"""
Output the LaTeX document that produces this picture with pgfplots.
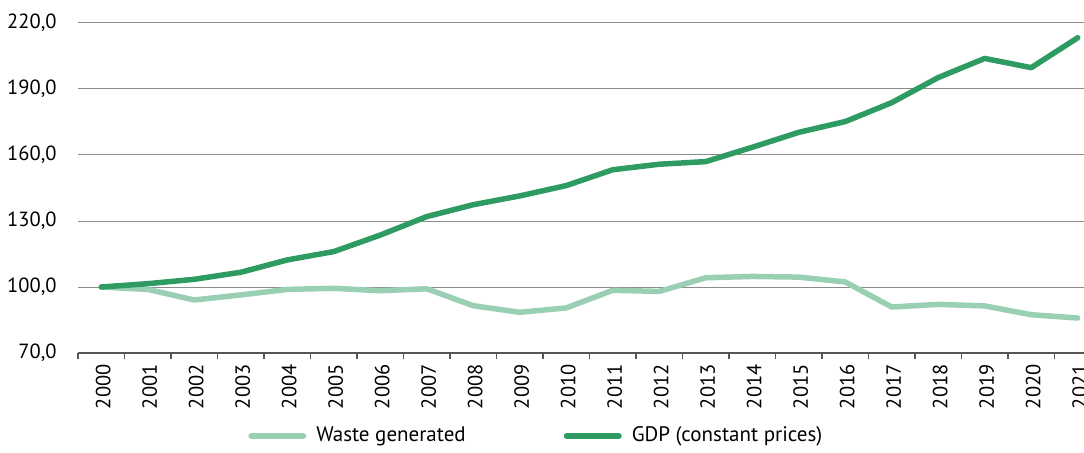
\documentclass[border=0pt]{standalone}
\usepackage{pgfplots}
\pgfplotsset{compat=1.18}
\usepackage{fontspec}
\setmainfont{PT Sans}

\definecolor{gdpgreen}{RGB}{46,155,99}
\definecolor{wastegreen}{RGB}{153,207,179}
\definecolor{gridgrey}{RGB}{140,140,140}
\definecolor{axisgrey}{RGB}{85,85,85}

\begin{document}
\fontsize{21bp}{25bp}\selectfont
\begin{tikzpicture}
    \begin{axis}[
        at={(0,0)}, anchor=south west,
        scale only axis,
        width=1023bp, height=330bp,
        xmin=-0.5, xmax=21.5,
        ymin=70, ymax=220,
        ytick={70,100,130,160,190,220},
        xtick={0,...,21},
        xticklabels={2000,2001,2002,2003,2004,2005,2006,2007,2008,2009,2010,
                     2011,2012,2013,2014,2015,2016,2017,2018,2019,2020,2021},
        minor xtick={-0.5,0.5,...,21.5},
        xticklabel style={rotate=90, anchor=east, yshift=-2bp, font=\fontsize{20.5bp}{24bp}\selectfont},
        yticklabel style={xshift=-10bp, font=\fontsize{20.5bp}{24bp}\selectfont},
        major x tick style={draw=none},
        minor x tick style={draw=axisgrey, line width=1.5bp},
        minor tick length=6bp,
        tick align=outside,
        ytick style={draw=none},
        axis x line*=bottom,
        axis y line*=left,
        x axis line style={draw=axisgrey, line width=2bp, -},
        y axis line style={draw=none},
        ymajorgrids,
        grid style={draw=gridgrey, line width=1bp},
        yticklabel={\pgfmathprintnumber[fixed, fixed zerofill, precision=1, use comma]{\tick}},
        /pgf/number format/assume math mode=true,
        clip=false,
        legend style={
            draw=none, fill=none,
            at={(0.448,-0.2515)}, anchor=center,
            legend columns=2,
            font=\fontsize{21bp}{25bp}\selectfont,
            /tikz/every odd column/.append style={column sep=8bp},
            /tikz/every even column/.append style={column sep=96bp},
        },
        legend image code/.code={
            \draw[#1, line width=6bp] (0bp,0bp) -- (52bp,0bp);
        },
    ]
        \addplot[wastegreen, line width=5.5bp, line join=round, line cap=round] coordinates {
            (0,100.0) (1,98.9) (2,94.1) (3,96.4) (4,98.9) (5,99.4) (6,98.3) (7,99.2)
            (8,91.5) (9,88.5) (10,90.5) (11,98.5) (12,98.0) (13,104.2) (14,104.8)
            (15,104.5) (16,102.3) (17,90.9) (18,92.1) (19,91.4) (20,87.4) (21,85.9)
        };
        \addlegendentry{Waste generated}
        \addplot[gdpgreen, line width=5.5bp, line join=round, line cap=round] coordinates {
            (0,100.0) (1,101.5) (2,103.5) (3,106.7) (4,112.3) (5,116.1) (6,123.6) (7,132.0)
            (8,137.4) (9,141.4) (10,146.1) (11,153.3) (12,155.8) (13,157.0) (14,163.5)
            (15,170.3) (16,175.2) (17,183.8) (18,195.2) (19,203.9) (20,199.7) (21,213.3)
        };
        \addlegendentry{GDP (constant prices)}
    \end{axis}
    \pgfresetboundingbox
    \useasboundingbox (-78bp,-100bp) rectangle (1006bp,353bp);
\end{tikzpicture}
\end{document}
"""
* _YOUR GOAL_: Transcribe each line above verbatim, with the pictures left out.

* _THE ANSWER_:
Output the LaTeX document that produces this picture with pgfplots.
\documentclass[border=0pt]{standalone}
\usepackage{pgfplots}
\pgfplotsset{compat=1.18}
\usepackage{fontspec}
\setmainfont{PT Sans}

\definecolor{gdpgreen}{RGB}{46,155,99}
\definecolor{wastegreen}{RGB}{153,207,179}
\definecolor{gridgrey}{RGB}{140,140,140}
\definecolor{axisgrey}{RGB}{85,85,85}

\begin{document}
\fontsize{21bp}{25bp}\selectfont
\begin{tikzpicture}
    \begin{axis}[
        at={(0,0)}, anchor=south west,
        scale only axis,
        width=1023bp, height=330bp,
        xmin=-0.5, xmax=21.5,
        ymin=70, ymax=220,
        ytick={70,100,130,160,190,220},
        xtick={0,...,21},
        xticklabels={2000,2001,2002,2003,2004,2005,2006,2007,2008,2009,2010,
                     2011,2012,2013,2014,2015,2016,2017,2018,2019,2020,2021},
        minor xtick={-0.5,0.5,...,21.5},
        xticklabel style={rotate=90, anchor=east, yshift=-2bp, font=\fontsize{20.5bp}{24bp}\selectfont},
        yticklabel style={xshift=-10bp, font=\fontsize{20.5bp}{24bp}\selectfont},
        major x tick style={draw=none},
        minor x tick style={draw=axisgrey, line width=1.5bp},
        minor tick length=6bp,
        tick align=outside,
        ytick style={draw=none},
        axis x line*=bottom,
        axis y line*=left,
        x axis line style={draw=axisgrey, line width=2bp, -},
        y axis line style={draw=none},
        ymajorgrids,
        grid style={draw=gridgrey, line width=1bp},
        yticklabel={\pgfmathprintnumber[fixed, fixed zerofill, precision=1, use comma]{\tick}},
        /pgf/number format/assume math mode=true,
        clip=false,
        legend style={
            draw=none, fill=none,
            at={(0.448,-0.2515)}, anchor=center,
            legend columns=2,
            font=\fontsize{21bp}{25bp}\selectfont,
            /tikz/every odd column/.append style={column sep=8bp},
            /tikz/every even column/.append style={column sep=96bp},
        },
        legend image code/.code={
            \draw[#1, line width=6bp] (0bp,0bp) -- (52bp,0bp);
        },
    ]
        \addplot[wastegreen, line width=5.5bp, line join=round, line cap=round] coordinates {
            (0,100.0) (1,98.9) (2,94.1) (3,96.4) (4,98.9) (5,99.4) (6,98.3) (7,99.2)
            (8,91.5) (9,88.5) (10,90.5) (11,98.5) (12,98.0) (13,104.2) (14,104.8)
            (15,104.5) (16,102.3) (17,90.9) (18,92.1) (19,91.4) (20,87.4) (21,85.9)
        };
        \addlegendentry{Waste generated}
        \addplot[gdpgreen, line width=5.5bp, line join=round, line cap=round] coordinates {
            (0,100.0) (1,101.5) (2,103.5) (3,106.7) (4,112.3) (5,116.1) (6,123.6) (7,132.0)
            (8,137.4) (9,141.4) (10,146.1) (11,153.3) (12,155.8) (13,157.0) (14,163.5)
            (15,170.3) (16,175.2) (17,183.8) (18,195.2) (19,203.9) (20,199.7) (21,213.3)
        };
        \addlegendentry{GDP (constant prices)}
    \end{axis}
    \pgfresetboundingbox
    \useasboundingbox (-78bp,-100bp) rectangle (1006bp,353bp);
\end{tikzpicture}
\end{document}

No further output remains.